Ponderei sobre o peso de acertos individuais numa obra com deslizes bem identificáveis exatamente por conta destas canções não muito atraentes. É difícil para algo como elas passar batido, uma vez que elas são os momentos de concretização do assunto que Miguel fala o tempo todo. Naturalmente, são pontos da obra cujas qualidades ou defeitos são melhor vistos por conta da exposição. Isto é, as partes boas também entram em evidência. São as outras canções, aquelas esculpidas meticulosamente e usadas no momento certo que cimentam as maiores qualidades de “Coco”. O caminho de fato não é suave ou desprovido de alguns problemas aqui e ali. Antes da surpresa há um pouco de estranhamento diante de elementos duvidosos, momentos atípicos de um filme da Pixar antecedendo outros incrivelmente tocantes até mesmo para os padrões altos da empresa. Algumas cenas de “Coco” miram diretamente onde é mais sensível e acertam, alcançando o auge da conexão catártica com o espectador; a grande imersão que resgata sentimentos e os faz serem sentidos na pele, como dizem por aí.

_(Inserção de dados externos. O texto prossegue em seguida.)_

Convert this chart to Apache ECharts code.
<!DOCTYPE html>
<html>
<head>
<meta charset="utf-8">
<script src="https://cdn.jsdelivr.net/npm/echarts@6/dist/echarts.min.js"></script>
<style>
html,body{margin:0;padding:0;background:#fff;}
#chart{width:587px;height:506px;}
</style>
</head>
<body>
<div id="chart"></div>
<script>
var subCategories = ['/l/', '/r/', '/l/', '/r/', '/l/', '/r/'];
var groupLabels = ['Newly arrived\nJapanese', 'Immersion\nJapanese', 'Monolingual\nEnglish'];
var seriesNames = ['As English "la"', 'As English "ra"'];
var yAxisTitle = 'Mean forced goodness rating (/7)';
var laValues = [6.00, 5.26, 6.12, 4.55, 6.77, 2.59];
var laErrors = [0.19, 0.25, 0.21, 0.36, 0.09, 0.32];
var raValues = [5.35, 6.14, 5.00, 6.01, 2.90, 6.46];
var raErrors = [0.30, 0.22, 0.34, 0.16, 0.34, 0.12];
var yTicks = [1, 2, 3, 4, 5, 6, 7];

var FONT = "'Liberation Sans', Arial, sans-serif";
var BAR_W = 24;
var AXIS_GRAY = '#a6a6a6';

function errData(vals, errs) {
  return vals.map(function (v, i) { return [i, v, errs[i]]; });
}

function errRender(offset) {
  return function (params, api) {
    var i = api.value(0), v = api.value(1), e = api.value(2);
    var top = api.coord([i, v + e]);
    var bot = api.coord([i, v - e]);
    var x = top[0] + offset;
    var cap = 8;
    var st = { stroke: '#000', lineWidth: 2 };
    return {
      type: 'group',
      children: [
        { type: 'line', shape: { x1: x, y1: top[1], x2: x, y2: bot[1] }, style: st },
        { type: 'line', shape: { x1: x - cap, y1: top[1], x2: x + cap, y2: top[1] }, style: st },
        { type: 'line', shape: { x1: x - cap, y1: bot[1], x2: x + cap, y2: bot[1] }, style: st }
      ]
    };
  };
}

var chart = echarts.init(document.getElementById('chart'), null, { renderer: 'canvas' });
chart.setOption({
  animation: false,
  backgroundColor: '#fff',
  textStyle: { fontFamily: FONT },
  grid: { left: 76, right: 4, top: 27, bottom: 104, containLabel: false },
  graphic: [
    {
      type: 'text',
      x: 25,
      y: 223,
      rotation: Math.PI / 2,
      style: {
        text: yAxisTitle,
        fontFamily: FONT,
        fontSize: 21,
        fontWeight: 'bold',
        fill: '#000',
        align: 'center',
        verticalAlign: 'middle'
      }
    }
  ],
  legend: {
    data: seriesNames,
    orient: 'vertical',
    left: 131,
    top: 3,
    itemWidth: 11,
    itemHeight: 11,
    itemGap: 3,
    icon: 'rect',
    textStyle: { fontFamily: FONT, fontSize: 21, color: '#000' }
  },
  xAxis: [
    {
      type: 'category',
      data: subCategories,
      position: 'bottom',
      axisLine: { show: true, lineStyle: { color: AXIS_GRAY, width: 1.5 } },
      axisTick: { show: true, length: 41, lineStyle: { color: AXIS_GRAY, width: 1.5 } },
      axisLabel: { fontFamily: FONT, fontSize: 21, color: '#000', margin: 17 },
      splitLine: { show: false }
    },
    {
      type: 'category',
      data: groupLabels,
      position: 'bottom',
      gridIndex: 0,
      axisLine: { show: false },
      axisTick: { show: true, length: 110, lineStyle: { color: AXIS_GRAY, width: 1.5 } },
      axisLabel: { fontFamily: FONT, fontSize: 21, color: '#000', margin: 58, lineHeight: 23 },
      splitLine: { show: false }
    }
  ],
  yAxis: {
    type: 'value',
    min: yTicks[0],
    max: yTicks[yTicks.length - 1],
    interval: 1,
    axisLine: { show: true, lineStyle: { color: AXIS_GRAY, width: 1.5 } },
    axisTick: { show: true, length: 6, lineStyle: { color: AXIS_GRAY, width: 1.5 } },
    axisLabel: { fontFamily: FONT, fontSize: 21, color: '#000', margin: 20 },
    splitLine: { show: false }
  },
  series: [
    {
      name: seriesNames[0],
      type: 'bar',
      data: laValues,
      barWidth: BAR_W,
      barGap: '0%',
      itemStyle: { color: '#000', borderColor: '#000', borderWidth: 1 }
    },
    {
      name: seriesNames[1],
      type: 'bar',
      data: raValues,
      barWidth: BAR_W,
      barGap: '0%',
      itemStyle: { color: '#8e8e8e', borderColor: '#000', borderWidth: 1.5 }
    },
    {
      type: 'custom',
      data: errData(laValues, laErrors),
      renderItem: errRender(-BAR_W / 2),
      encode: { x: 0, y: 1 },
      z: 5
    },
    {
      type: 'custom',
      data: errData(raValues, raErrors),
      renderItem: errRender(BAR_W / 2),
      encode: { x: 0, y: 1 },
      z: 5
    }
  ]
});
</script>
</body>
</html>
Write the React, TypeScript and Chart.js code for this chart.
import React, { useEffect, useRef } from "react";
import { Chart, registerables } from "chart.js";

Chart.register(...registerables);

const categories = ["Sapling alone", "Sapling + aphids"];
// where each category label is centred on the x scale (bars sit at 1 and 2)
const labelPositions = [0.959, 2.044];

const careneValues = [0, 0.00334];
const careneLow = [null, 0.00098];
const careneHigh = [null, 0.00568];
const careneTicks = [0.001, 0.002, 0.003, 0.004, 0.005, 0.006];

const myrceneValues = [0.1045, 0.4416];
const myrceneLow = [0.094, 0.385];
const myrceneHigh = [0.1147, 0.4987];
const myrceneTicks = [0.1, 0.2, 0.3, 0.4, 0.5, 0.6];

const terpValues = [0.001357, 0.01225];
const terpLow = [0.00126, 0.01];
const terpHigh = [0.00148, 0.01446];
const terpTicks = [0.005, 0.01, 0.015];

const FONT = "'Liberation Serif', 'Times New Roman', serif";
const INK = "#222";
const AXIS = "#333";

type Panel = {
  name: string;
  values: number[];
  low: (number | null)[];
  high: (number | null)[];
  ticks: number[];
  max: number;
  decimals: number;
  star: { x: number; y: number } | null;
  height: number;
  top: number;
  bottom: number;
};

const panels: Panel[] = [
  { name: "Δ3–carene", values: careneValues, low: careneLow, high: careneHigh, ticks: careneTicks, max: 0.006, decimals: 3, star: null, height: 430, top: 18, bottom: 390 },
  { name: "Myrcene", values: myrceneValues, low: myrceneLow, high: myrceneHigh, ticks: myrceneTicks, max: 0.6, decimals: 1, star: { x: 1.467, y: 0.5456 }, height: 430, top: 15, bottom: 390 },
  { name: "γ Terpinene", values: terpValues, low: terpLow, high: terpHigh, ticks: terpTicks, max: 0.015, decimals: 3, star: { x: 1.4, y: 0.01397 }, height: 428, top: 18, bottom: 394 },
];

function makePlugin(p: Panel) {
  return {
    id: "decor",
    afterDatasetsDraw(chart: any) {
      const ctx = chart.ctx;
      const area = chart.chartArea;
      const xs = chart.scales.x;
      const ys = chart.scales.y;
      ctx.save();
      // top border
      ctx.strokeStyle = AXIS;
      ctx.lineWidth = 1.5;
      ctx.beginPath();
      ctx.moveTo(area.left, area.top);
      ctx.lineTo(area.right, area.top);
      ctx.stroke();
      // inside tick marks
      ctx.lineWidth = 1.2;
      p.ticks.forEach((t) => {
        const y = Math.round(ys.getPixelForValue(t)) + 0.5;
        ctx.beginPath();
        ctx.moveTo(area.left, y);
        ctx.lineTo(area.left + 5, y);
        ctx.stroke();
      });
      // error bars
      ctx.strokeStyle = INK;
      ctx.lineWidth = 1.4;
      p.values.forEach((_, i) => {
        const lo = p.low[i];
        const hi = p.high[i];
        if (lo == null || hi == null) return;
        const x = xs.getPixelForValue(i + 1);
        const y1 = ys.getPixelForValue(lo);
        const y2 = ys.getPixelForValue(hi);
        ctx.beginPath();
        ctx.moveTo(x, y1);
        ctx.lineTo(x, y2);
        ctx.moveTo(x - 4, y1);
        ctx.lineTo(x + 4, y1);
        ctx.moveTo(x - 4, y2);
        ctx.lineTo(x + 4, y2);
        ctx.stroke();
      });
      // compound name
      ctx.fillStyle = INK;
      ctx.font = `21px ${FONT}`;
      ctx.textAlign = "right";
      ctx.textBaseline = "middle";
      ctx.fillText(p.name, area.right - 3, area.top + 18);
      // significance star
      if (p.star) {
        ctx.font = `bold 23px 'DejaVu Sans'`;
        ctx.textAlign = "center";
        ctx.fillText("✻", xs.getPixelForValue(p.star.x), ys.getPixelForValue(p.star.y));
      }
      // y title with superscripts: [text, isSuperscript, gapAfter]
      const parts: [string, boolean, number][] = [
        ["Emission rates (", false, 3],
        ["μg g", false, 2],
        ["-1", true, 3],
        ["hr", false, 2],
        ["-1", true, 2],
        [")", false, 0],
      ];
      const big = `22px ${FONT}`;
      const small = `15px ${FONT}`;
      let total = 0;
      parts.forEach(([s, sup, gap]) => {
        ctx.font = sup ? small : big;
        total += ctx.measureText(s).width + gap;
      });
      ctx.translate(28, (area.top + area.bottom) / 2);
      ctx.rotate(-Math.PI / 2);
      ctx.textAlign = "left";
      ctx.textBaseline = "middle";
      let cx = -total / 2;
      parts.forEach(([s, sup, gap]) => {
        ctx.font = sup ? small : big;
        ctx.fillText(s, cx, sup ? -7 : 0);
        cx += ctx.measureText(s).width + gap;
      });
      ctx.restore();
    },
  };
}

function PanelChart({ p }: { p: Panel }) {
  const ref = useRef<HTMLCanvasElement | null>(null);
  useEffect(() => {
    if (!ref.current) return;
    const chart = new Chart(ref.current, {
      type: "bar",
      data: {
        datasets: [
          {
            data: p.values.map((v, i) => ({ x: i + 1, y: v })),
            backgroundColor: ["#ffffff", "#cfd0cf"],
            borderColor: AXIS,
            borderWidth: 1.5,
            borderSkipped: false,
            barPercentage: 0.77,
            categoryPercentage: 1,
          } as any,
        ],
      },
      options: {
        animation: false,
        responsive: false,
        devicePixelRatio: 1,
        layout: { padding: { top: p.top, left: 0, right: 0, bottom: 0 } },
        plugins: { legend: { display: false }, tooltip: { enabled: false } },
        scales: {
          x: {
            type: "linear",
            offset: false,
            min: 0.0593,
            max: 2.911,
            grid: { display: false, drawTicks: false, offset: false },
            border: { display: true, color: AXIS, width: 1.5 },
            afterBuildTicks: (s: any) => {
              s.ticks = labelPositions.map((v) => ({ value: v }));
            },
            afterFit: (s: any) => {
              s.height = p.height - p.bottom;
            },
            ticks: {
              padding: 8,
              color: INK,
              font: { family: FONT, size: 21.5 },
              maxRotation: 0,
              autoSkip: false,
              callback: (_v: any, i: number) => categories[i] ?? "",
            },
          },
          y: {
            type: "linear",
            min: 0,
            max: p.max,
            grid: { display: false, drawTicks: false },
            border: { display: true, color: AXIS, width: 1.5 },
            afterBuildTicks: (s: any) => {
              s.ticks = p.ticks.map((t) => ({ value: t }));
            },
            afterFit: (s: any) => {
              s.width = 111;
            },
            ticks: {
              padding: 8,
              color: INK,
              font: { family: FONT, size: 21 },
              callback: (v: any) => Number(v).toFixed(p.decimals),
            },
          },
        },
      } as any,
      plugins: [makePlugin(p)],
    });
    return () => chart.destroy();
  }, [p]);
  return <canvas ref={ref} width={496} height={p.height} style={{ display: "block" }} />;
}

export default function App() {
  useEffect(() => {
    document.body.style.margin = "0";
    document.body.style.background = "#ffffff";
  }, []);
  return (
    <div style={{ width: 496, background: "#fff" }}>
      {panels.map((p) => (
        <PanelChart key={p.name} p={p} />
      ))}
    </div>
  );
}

Não são poucos os filmes bons que vejo, mas pouquíssimos deles conseguem chegar no nível de intimidade de “Coco”. A conexão é muito profunda em alguns momentos e deixa uma marca justamente no momento certo, quando se encaixa melhor na história e quando pode potencialmente ser melhor sentido pelo público. Diversas obras sabem que este é um bom momento para utilizar algum artifício para conquistar a audiência de vez, mas que também é possível perdê-la com certa facilidade. Não é diferente aqui, embora o resultado seja definitivamente positivo. Mesmo com seus probleminhas aqui e ali, essa é uma experiência verdadeiramente marcante.